WORK TO COMPLETE » Write the lines out exactly as they stand, from the one containing "Give me the Plotly source for this chart." through the one containing "import plotly.graph_objects as go", and only those. Omit pictures.

DATA ENTRIES »
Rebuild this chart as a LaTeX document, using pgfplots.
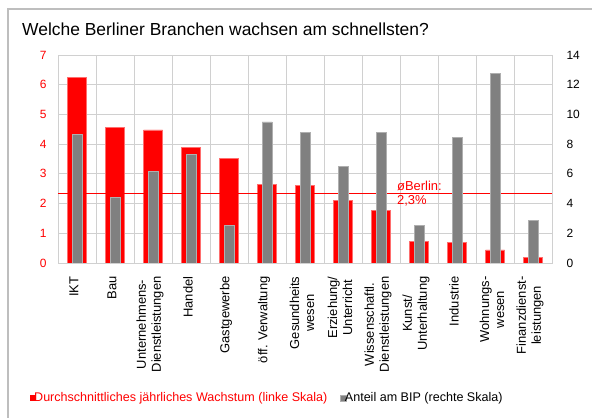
\documentclass[border=0pt]{standalone}
\usepackage{pgfplots}
\pgfplotsset{compat=1.18}
\usepackage{fontspec}
\setmainfont{Liberation Sans}
\definecolor{gridc}{RGB}{208,208,208}
\definecolor{barred}{RGB}{255,0,0}
\definecolor{redline}{RGB}{255,110,110}
\definecolor{bargray}{RGB}{128,128,128}
\definecolor{grayline}{RGB}{175,175,175}
\definecolor{framec}{RGB}{190,190,190}
\begin{document}
\begin{tikzpicture}
\path[use as bounding box] (0,0) rectangle (592bp,418bp);
\draw[framec, line width=1.5bp] (8bp,0) -- (8bp,409bp) -- (592bp,409bp);
\node[anchor=base west, inner sep=0, font=\fontsize{17.5}{20}\selectfont] at (22bp,382bp) {Welche Berliner Branchen wachsen am schnellsten?};
\begin{axis}[
  at={(58bp,155bp)}, anchor=south west, scale only axis,
  width=494bp, height=208bp,
  xmin=-0.5, xmax=12.5, ymin=0, ymax=7,
  ytick={0,...,7}, xtick={0,...,12},
  xticklabels={IKT, Bau, {Unternehmens-\\Dienstleistungen}, Handel, Gastgewerbe, öff. Verwaltung, {Gesundheits\\wesen}, {Erziehung/\\Unterricht}, {Wissenschaftl.\\Dienstleistungen}, {Kunst/\\Unterhaltung}, Industrie, {Wohnungs-\\wesen}, {Finanzdienst-\\leistungen}},
  minor xtick={-0.5,0.5,...,12.5},
  xminorgrids, ymajorgrids, xmajorgrids=false,
  grid style={gridc, line width=0.8bp},
  minor grid style={gridc, line width=0.8bp},
  axis line style={gridc, line width=1bp},
  major tick length=0, minor tick length=0,
  /pgf/number format/assume math mode=true,
  yticklabel style={red, font=\fontsize{12}{14}\selectfont, xshift=-8bp},
  xticklabel style={rotate=90, anchor=east, align=center, font=\fontsize{13}{15}\selectfont, xshift=-10bp, yshift=3bp},
]
\addplot[ybar, bar width=19bp, fill=barred, draw=redline, line width=0.5bp] coordinates {
(0,6.24) (1,4.57) (2,4.48) (3,3.9) (4,3.52) (5,2.64) (6,2.6) (7,2.1) (8,1.78) (9,0.73) (10,0.7) (11,0.44) (12,0.2)};
\addplot[sharp plot, draw=barred, line width=1.1bp, mark=none] coordinates {(-0.5,2.35) (12.5,2.35)};
\node[anchor=west, inner sep=0, text=barred, align=left, font=\fontsize{13}{14}\selectfont] at (axis cs:8.42,2.35) {øBerlin:\\2,3\%};
\end{axis}
\begin{axis}[
  at={(58bp,155bp)}, anchor=south west, scale only axis,
  width=494bp, height=208bp,
  xmin=-0.5, xmax=12.5, ymin=0, ymax=14,
  ytick={0,2,...,14},
  axis y line*=right, axis x line=none,
  axis line style={gridc, line width=1bp},
  major tick length=0,
  /pgf/number format/assume math mode=true,
  yticklabel style={black, font=\fontsize{12}{14}\selectfont, xshift=11bp},
  legend image code/.code={\fill[#1] (0bp,-3bp) rectangle (6bp,3bp);},
  legend style={draw=none, fill=none, at={(-0.0567,-0.648)}, anchor=west, inner sep=0pt,
    legend columns=2, font=\fontsize{12.6}{14}\selectfont,
    nodes={inner sep=1bp}},
  legend cell align=left,
]
\addlegendimage{fill=barred, draw=none}
\addlegendentry{\hspace*{-3bp}\textcolor{barred}{Durchschnittliches jährliches Wachstum (linke Skala)}\hspace*{12bp}}
\addplot[ybar, bar width=10bp, fill=bargray, draw=grayline, line width=0.5bp] coordinates {
(0,8.66) (1,4.44) (2,6.19) (3,7.33) (4,2.54) (5,9.5) (6,8.8) (7,6.48) (8,8.8) (9,2.52) (10,8.46) (11,12.77) (12,2.85)};
\addlegendentry{\hspace*{-3bp}Anteil am BIP (rechte Skala)}
\end{axis}
\end{tikzpicture}
\end{document}
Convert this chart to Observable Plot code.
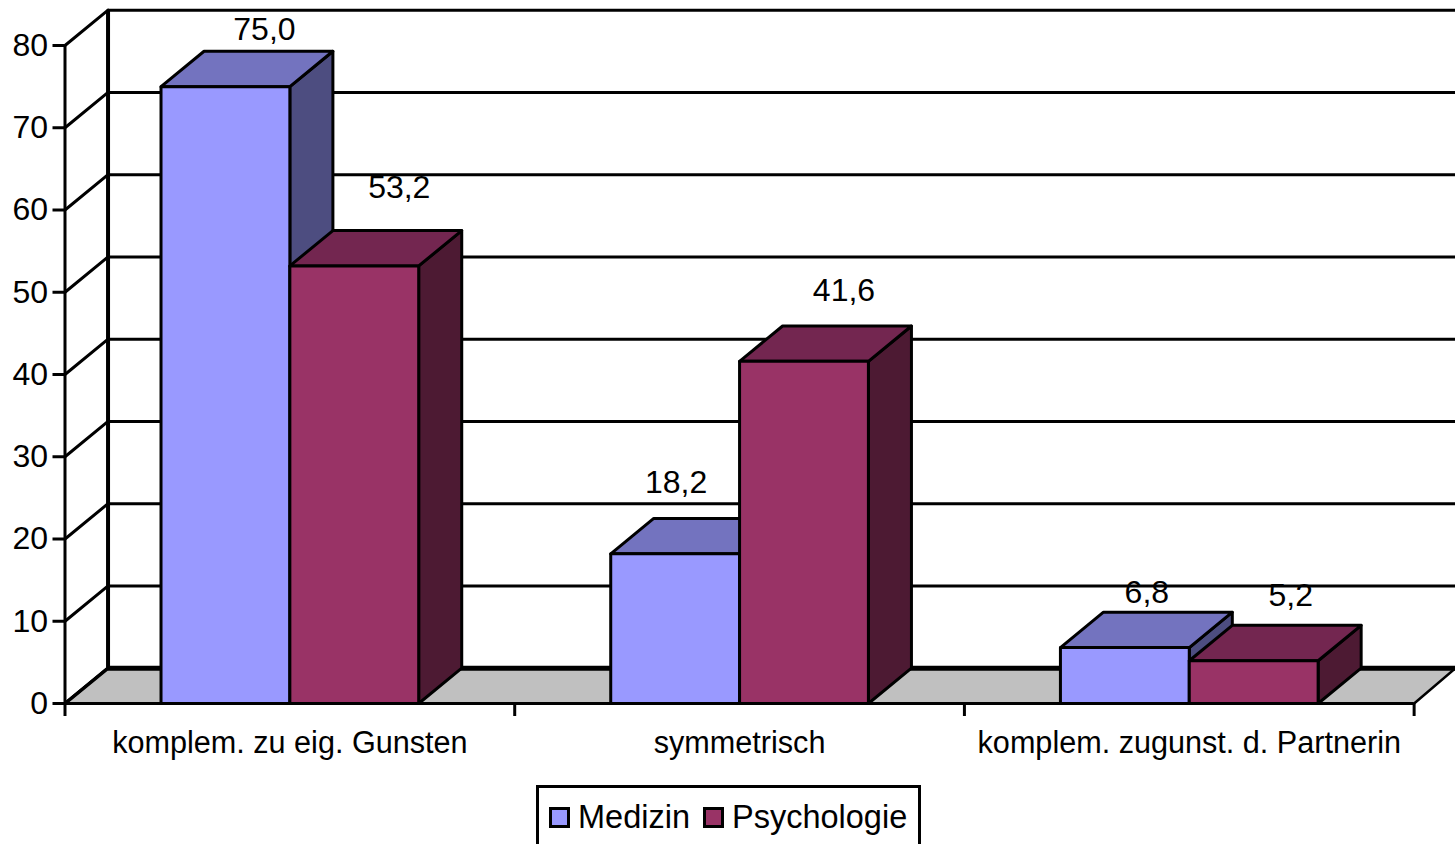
<!DOCTYPE html>
<html lang="de">
<head>
<meta charset="utf-8">
<title>Medizin und Psychologie</title>
<script src="https://cdn.jsdelivr.net/npm/d3@7"></script>
<script src="https://cdn.jsdelivr.net/npm/@observablehq/plot@0.6"></script>
<style>
  html, body { margin: 0; padding: 0; background: #fff; overflow: hidden; }
  body { width: 1455px; height: 844px; font-family: "Liberation Sans", Arial, sans-serif; color: #000; }
  svg { display: block; }
  .legend {
    box-sizing: border-box; position: relative; left: 536px; width: 385px; height: 59px;
    border: 3px solid #000; border-bottom: 0; display: flex; align-items: center;
    padding: 2px 0 0 10px; font-size: 32.5px; line-height: 1; background: #fff;
  }
  .legend i {
    box-sizing: border-box; display: inline-block; width: 21px; height: 21px;
    border: 3px solid #000; margin-right: 8px;
  }
  .legend span { display: inline-flex; align-items: center; margin-right: 13px; }
</style>
</head>
<body>
<div id="chart"></div>
<div class="legend" id="legend"></div>
<script>
// Share of each constellation by field of study
const categories = ["komplem. zu eig. Gunsten", "symmetrisch", "komplem. zugunst. d. Partnerin"];
const seriesNames = ["Medizin", "Psychologie"];
const medizin = [75.0, 18.2, 6.8];
const psychologie = [53.2, 41.6, 5.2];
const yTicks = [0, 10, 20, 30, 40, 50, 60, 70, 80];

// Face colours per series: front, top, side
const shades = [
  {front: "#9999ff", top: "#7373bf", side: "#4d4d80"},
  {front: "#993366", top: "#732650", side: "#4d1a33"}
];

// The oblique depth of the 3D box, in data units of each axis
const depthX = 0.0957;
const depthY = 4.3;
const barWidth = 0.2865;
const xEnd = 3.092;

const values = [medizin, psychologie];

// One closed polygon per visible bar face, painted back to front
const barFaces = categories.flatMap((_, c) =>
  seriesNames.flatMap((_, s) => {
    const x0 = c + 0.5 + (s - 1) * barWidth;
    const x1 = x0 + barWidth;
    const v = values[s][c];
    return [
      {fill: shades[s].side, pts: [[x1, 0], [x1 + depthX, depthY], [x1 + depthX, v + depthY], [x1, v]]},
      {fill: shades[s].top, pts: [[x0, v], [x0 + depthX, v + depthY], [x1 + depthX, v + depthY], [x1, v]]},
      {fill: shades[s].front, pts: [[x0, 0], [x0, v], [x1, v], [x1, 0]]}
    ];
  })
);

const face = (pts, options) =>
  Plot.line(pts, {x: "0", y: "1", curve: "linear-closed", strokeLinejoin: "round", ...options});

// Hand-placed value labels, given as pixel nudges from each bar's top front centre
const labelNudges = [
  [[39, -57], [45, -78]],
  [[1, -71], [40, -71]],
  [[22, -55], [37, -65]]
];

const valueLabels = categories.flatMap((_, c) =>
  seriesNames.map((_, s) =>
    Plot.text([values[s][c]], {
      x: () => c + 0.5 + (s - 0.5) * barWidth,
      y: (d) => d,
      text: (d) => d.toFixed(1).replace(".", ","),
      dx: labelNudges[c][s][0],
      dy: labelNudges[c][s][1],
      fontSize: 32
    })
  )
);

const chart = Plot.plot({
  width: 1455,
  height: 785,
  marginLeft: 64.5,
  marginRight: 0,
  marginTop: 45,
  marginBottom: 82,
  style: {fontFamily: "'Liberation Sans', Arial, sans-serif", color: "#000", background: "#fff"},
  x: {type: "linear", domain: [0, xEnd]},
  y: {type: "linear", domain: [0, 80]},
  marks: [
    // Back wall and side wall gridlines
    Plot.ruleY(yTicks.slice(1), {y: (d) => d + depthY, x1: depthX, x2: xEnd, stroke: "#000", strokeWidth: 3, strokeOpacity: 1, clip: false}),
    yTicks.map((t) => Plot.line([[0, t], [depthX, t + depthY]], {x: "0", y: "1", stroke: "#000", strokeWidth: 3})),
    Plot.ruleX([depthX], {y1: depthY, y2: 80 + depthY, stroke: "#000", strokeWidth: 4}),
    // Floor
    face([[0, 0], [depthX, depthY], [xEnd, depthY], [3, 0]], {fill: "#c0c0c0", stroke: "#000", strokeWidth: 2.5}),
    Plot.ruleY([depthY], {x1: depthX, x2: xEnd, stroke: "#000", strokeWidth: 5}),
    Plot.line([[0, 0], [depthX, depthY]], {x: "0", y: "1", stroke: "#000", strokeWidth: 3.5}),
    // Axes
    Plot.ruleX([0], {y1: 0, y2: 80, stroke: "#000", strokeWidth: 3}),
    Plot.axisY({ticks: yTicks, tickSize: 12, tickPadding: 5, fontSize: 32, strokeWidth: 3, strokeOpacity: 1, label: null}),
    Plot.axisX({ticks: [0, 1, 2, 3], tickSize: 13, tickFormat: () => "", strokeWidth: 3, strokeOpacity: 1, label: null}),
    Plot.axisX({ticks: [0.5, 1.5, 2.5], tickSize: 0, tickPadding: 28, tickFormat: (d) => categories[d - 0.5], fontSize: 30.6, label: null}),
    // Bars
    barFaces.map((f) => face(f.pts, {fill: f.fill, stroke: "#000", strokeWidth: 3})),
    // Front edge of the floor, over the bar feet
    Plot.ruleY([0], {x1: 0, x2: 3, stroke: "#000", strokeWidth: 3}),
    valueLabels
  ]
});
document.getElementById("chart").append(chart);

// Series key below the plot
const legend = document.getElementById("legend");
seriesNames.forEach((name, s) => {
  const item = document.createElement("span");
  const swatch = document.createElement("i");
  swatch.style.background = shades[s].front;
  item.append(swatch, name);
  legend.append(item);
});
</script>
</body>
</html>
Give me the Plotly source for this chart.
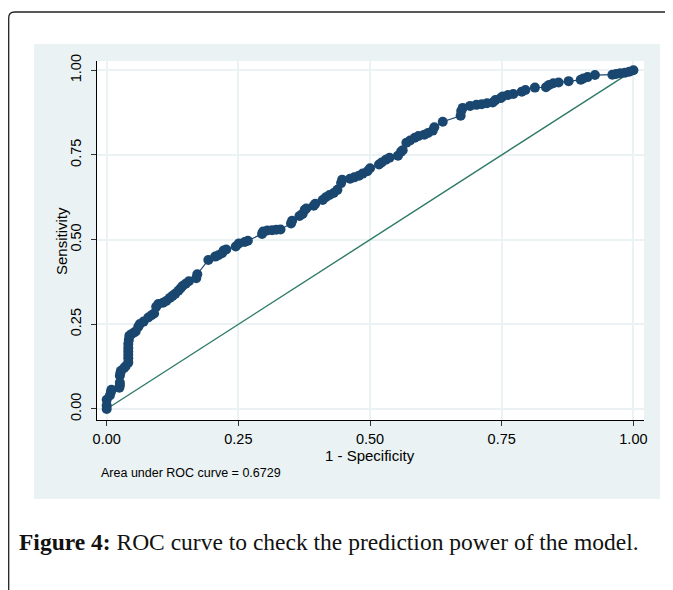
import plotly.graph_objects as go

# ROC curve points (1 - specificity, sensitivity)
fpr = [0.000, 0.000, 0.000, 0.006, 0.008, 0.009, 0.024, 0.025, 0.025, 0.025,
       0.026, 0.027, 0.033, 0.036, 0.041, 0.041, 0.041, 0.041, 0.041, 0.041,
       0.042, 0.043, 0.047, 0.052, 0.055, 0.060, 0.063, 0.070, 0.079, 0.085,
       0.090, 0.094, 0.098, 0.107, 0.113, 0.120, 0.125, 0.130, 0.136, 0.140,
       0.144, 0.150, 0.156, 0.170, 0.172, 0.193, 0.206, 0.212, 0.219, 0.222,
       0.227, 0.245, 0.251, 0.262, 0.268, 0.295, 0.297, 0.305, 0.314, 0.322,
       0.330, 0.350, 0.352, 0.366, 0.372, 0.376, 0.379, 0.393, 0.396, 0.410,
       0.416, 0.423, 0.431, 0.438, 0.445, 0.447, 0.462, 0.470, 0.479, 0.486,
       0.495, 0.500, 0.517, 0.522, 0.530, 0.537, 0.553, 0.559, 0.562, 0.569,
       0.576, 0.585, 0.592, 0.603, 0.610, 0.619, 0.622, 0.638, 0.672, 0.673,
       0.676, 0.690, 0.702, 0.712, 0.722, 0.733, 0.738, 0.748, 0.752, 0.762,
       0.772, 0.788, 0.795, 0.813, 0.834, 0.840, 0.848, 0.858, 0.877, 0.900,
       0.905, 0.913, 0.927, 0.960, 0.967, 0.975, 0.984, 0.992, 1.000]
tpr = [0.000, 0.010, 0.027, 0.040, 0.050, 0.057, 0.063, 0.070, 0.078, 0.098,
       0.106, 0.113, 0.121, 0.126, 0.137, 0.150, 0.160, 0.170, 0.180, 0.192,
       0.204, 0.216, 0.221, 0.226, 0.229, 0.243, 0.251, 0.258, 0.270, 0.277,
       0.282, 0.302, 0.310, 0.314, 0.319, 0.328, 0.334, 0.340, 0.349, 0.356,
       0.363, 0.370, 0.377, 0.386, 0.398, 0.440, 0.450, 0.454, 0.460, 0.468,
       0.471, 0.480, 0.489, 0.493, 0.497, 0.517, 0.524, 0.527, 0.528, 0.529,
       0.530, 0.548, 0.556, 0.570, 0.576, 0.588, 0.592, 0.600, 0.606, 0.617,
       0.625, 0.632, 0.638, 0.647, 0.667, 0.677, 0.680, 0.684, 0.689, 0.695,
       0.702, 0.711, 0.722, 0.728, 0.736, 0.742, 0.748, 0.760, 0.764, 0.786,
       0.793, 0.801, 0.806, 0.810, 0.815, 0.822, 0.832, 0.848, 0.866, 0.880,
       0.889, 0.895, 0.898, 0.900, 0.903, 0.905, 0.912, 0.918, 0.923, 0.927,
       0.930, 0.937, 0.942, 0.949, 0.950, 0.957, 0.962, 0.964, 0.968, 0.972,
       0.976, 0.980, 0.986, 0.987, 0.989, 0.991, 0.993, 0.996, 1.000]
ref_x = [0, 1]
ref_y = [0, 1]
tick_vals = [0, 0.25, 0.5, 0.75, 1.0]
tick_text = ["0.00", "0.25", "0.50", "0.75", "1.00"]
auc_text = "Area under ROC curve = 0.6729"
caption_bold = "Figure 4:"
caption_rest = " ROC curve to check the prediction power of the model."

# the page body adds an 8px margin, so the figure is drawn 8px smaller
OFF = 8
W, H = 673 - OFF, 590 - OFF
ML, MR, MT, MB = 97 - OFF, 29, 61 - OFF, 170
PW, PH = W - ML - MR, H - MT - MB


def px(x):
    return (x - OFF - ML) / PW


def py(y):
    return (H - MB - (y - OFF)) / PH


NAVY = "#1A476F"
GREEN = "#2E7A68"
PANEL = "#EAF2F3"
FONT = "Liberation Sans, Arial, sans-serif"

fig = go.Figure()
fig.add_trace(go.Scatter(x=ref_x, y=ref_y, mode="lines",
                         line=dict(color=GREEN, width=1.4),
                         hoverinfo="skip", showlegend=False))
fig.add_trace(go.Scatter(x=fpr, y=tpr, mode="lines+markers",
                         line=dict(color=NAVY, width=1.2),
                         marker=dict(color=NAVY, size=10, line=dict(width=0)),
                         showlegend=False))

axis_common = dict(
    tickvals=tick_vals, ticktext=tick_text,
    showline=True, linecolor="#000000", linewidth=1.3,
    ticks="outside", ticklen=5, tickwidth=1.3, tickcolor="#333333",
    showgrid=True, gridcolor=PANEL, gridwidth=1.6,
    zeroline=False, mirror=False,
    tickfont=dict(family=FONT, size=14.5, color="#000000"),
)
fig.update_xaxes(range=[-0.0184, 1.0201], **axis_common)
fig.update_yaxes(range=[-0.0325, 1.0275], tickangle=-90,
                 ticklabelstandoff=4, **axis_common)

shapes = [
    dict(type="rect", xref="paper", yref="paper",
         x0=px(34), x1=px(660), y0=py(499), y1=py(44),
         fillcolor=PANEL, line=dict(width=0), layer="below"),
    dict(type="rect", xref="paper", yref="paper",
         x0=0, x1=1, y0=0, y1=1,
         fillcolor="#FFFFFF", line=dict(width=0), layer="below"),
    dict(type="path", xref="paper", yref="paper",
         path=(f"M {px(8.7)},{py(600)} L {px(8.7)},{py(18)} "
               f"Q {px(8.7)},{py(12)} {px(14.7)},{py(12)} L {px(690)},{py(12)}"),
         line=dict(color="#222222", width=1.3), layer="above"),
]

annotations = [
    dict(text="1 - Specificity", xref="paper", yref="paper",
         x=px(370), y=py(455), xanchor="center", yanchor="middle",
         showarrow=False, font=dict(family=FONT, size=15, color="#000000")),
    dict(text="Sensitivity", xref="paper", yref="paper",
         x=px(61), y=py(241), xanchor="center", yanchor="middle", textangle=-90,
         showarrow=False, font=dict(family=FONT, size=15, color="#000000")),
    dict(text=auc_text, xref="paper", yref="paper",
         x=px(99), y=py(473), xanchor="left", yanchor="middle",
         showarrow=False, font=dict(family=FONT, size=12.5, color="#000000")),
    dict(text=f"<b>{caption_bold}</b>{caption_rest}", xref="paper", yref="paper",
         x=px(17), y=py(542), xanchor="left", yanchor="middle",
         showarrow=False,
         font=dict(family="Liberation Serif, DejaVu Serif, serif", size=23.5,
                   color="#111111")),
]

fig.update_layout(
    width=W, height=H,
    margin=dict(l=ML, r=MR, t=MT, b=MB, pad=0),
    paper_bgcolor="#FFFFFF", plot_bgcolor="#FFFFFF",
    shapes=shapes, annotations=annotations,
    font=dict(family=FONT),
)

fig.write_html("out.html")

ANSWER »
Give me the Plotly source for this chart.
import plotly.graph_objects as go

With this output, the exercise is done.